(Given problem) Where a line holds the word "this", copy that line.

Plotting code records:
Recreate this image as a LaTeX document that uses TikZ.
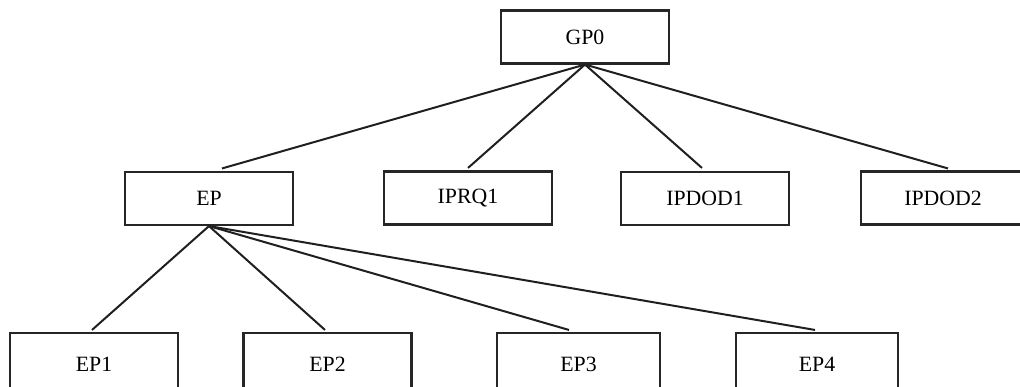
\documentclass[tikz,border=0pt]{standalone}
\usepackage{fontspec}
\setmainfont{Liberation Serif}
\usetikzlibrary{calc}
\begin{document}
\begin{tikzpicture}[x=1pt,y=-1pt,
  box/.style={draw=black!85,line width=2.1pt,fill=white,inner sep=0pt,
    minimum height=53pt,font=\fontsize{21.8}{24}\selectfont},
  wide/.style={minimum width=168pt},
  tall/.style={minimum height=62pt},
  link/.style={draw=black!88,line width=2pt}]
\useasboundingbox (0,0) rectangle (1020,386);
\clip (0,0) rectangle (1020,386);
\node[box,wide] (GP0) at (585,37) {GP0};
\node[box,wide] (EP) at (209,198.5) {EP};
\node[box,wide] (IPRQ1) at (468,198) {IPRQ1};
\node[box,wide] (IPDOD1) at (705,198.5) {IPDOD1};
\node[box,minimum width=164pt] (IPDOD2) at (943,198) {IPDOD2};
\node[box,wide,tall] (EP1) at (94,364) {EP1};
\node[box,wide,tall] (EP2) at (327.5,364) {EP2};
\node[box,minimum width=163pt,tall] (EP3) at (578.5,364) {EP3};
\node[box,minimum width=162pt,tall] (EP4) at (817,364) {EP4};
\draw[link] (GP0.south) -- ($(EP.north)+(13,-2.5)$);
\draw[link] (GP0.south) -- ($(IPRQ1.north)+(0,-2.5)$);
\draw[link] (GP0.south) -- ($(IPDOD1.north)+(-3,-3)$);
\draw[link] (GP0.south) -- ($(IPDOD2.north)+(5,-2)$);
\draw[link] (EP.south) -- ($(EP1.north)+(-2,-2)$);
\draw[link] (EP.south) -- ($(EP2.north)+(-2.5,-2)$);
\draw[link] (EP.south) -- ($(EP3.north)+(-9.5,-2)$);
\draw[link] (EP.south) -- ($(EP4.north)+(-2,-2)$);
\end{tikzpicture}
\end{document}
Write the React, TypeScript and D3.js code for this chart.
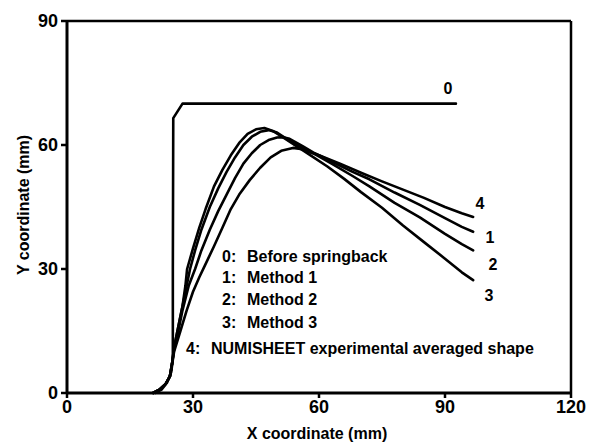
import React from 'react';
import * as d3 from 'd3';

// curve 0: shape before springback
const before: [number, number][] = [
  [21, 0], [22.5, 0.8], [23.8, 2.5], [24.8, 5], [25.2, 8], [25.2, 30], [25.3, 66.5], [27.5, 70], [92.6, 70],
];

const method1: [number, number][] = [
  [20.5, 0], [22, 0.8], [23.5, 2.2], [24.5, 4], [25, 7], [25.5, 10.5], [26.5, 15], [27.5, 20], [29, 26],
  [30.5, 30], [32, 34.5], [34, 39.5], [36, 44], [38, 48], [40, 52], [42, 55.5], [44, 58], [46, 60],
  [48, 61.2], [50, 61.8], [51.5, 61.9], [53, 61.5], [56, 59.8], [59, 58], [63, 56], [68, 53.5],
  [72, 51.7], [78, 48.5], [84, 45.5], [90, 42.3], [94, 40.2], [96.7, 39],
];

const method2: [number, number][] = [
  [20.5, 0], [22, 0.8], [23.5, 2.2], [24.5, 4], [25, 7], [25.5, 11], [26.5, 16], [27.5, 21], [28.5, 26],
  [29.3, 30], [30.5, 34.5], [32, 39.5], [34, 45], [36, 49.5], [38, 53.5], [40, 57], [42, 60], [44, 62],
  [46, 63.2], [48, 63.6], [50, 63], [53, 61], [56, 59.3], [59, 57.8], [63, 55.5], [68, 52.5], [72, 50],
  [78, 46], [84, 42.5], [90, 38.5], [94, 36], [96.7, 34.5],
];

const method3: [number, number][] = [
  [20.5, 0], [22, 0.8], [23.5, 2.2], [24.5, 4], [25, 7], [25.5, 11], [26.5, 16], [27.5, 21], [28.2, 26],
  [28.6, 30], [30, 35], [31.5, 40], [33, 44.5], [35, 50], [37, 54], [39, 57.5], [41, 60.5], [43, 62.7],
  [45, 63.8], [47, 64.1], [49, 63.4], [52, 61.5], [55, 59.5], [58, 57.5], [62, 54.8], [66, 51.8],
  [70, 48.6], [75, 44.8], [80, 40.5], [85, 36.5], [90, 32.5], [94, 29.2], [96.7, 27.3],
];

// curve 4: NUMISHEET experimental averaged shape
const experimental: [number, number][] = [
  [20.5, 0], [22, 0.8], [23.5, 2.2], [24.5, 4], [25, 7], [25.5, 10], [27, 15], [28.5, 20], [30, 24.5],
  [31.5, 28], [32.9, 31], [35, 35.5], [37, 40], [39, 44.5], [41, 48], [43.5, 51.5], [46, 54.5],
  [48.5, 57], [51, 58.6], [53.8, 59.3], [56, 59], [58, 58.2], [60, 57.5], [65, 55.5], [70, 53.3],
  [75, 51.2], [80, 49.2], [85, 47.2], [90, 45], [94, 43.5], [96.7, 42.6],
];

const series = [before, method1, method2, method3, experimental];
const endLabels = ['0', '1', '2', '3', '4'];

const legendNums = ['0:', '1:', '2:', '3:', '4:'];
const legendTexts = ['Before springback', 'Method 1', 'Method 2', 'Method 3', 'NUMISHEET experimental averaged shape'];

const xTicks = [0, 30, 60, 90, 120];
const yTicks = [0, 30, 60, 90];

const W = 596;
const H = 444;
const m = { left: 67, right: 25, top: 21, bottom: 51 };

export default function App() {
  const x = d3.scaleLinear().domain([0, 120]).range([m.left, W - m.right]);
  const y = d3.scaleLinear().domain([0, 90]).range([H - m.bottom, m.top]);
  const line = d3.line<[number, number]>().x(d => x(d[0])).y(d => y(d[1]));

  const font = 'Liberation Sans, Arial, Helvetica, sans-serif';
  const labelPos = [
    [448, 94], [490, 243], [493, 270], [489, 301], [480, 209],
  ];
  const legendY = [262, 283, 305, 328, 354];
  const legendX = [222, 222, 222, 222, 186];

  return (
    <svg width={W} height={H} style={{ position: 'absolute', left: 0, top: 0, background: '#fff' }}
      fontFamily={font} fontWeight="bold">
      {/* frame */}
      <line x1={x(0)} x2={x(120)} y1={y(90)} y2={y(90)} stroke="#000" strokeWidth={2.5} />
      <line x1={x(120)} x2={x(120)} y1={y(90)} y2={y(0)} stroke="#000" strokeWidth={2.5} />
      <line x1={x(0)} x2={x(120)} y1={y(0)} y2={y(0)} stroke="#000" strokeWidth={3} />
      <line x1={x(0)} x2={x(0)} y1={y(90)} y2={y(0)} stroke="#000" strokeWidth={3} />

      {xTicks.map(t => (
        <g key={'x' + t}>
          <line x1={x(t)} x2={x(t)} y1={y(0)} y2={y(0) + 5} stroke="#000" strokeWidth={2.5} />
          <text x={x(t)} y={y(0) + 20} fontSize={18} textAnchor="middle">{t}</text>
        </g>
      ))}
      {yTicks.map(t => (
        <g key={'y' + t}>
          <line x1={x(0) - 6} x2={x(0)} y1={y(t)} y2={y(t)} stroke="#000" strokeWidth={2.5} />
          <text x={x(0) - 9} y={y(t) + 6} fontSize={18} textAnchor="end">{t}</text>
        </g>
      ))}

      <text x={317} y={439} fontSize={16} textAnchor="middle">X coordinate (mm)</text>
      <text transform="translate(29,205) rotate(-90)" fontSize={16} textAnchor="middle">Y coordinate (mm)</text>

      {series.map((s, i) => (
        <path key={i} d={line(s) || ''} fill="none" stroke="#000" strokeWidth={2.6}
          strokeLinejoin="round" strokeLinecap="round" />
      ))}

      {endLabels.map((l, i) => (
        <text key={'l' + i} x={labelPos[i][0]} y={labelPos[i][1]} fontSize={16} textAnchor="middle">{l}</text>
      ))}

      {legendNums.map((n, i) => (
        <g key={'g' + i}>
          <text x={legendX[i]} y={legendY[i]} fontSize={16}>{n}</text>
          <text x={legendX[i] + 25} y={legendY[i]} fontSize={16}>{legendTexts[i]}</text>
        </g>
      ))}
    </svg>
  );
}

(Solution to the exercise)
Recreate this image as a LaTeX document that uses TikZ.
Write the React, TypeScript and D3.js code for this chart.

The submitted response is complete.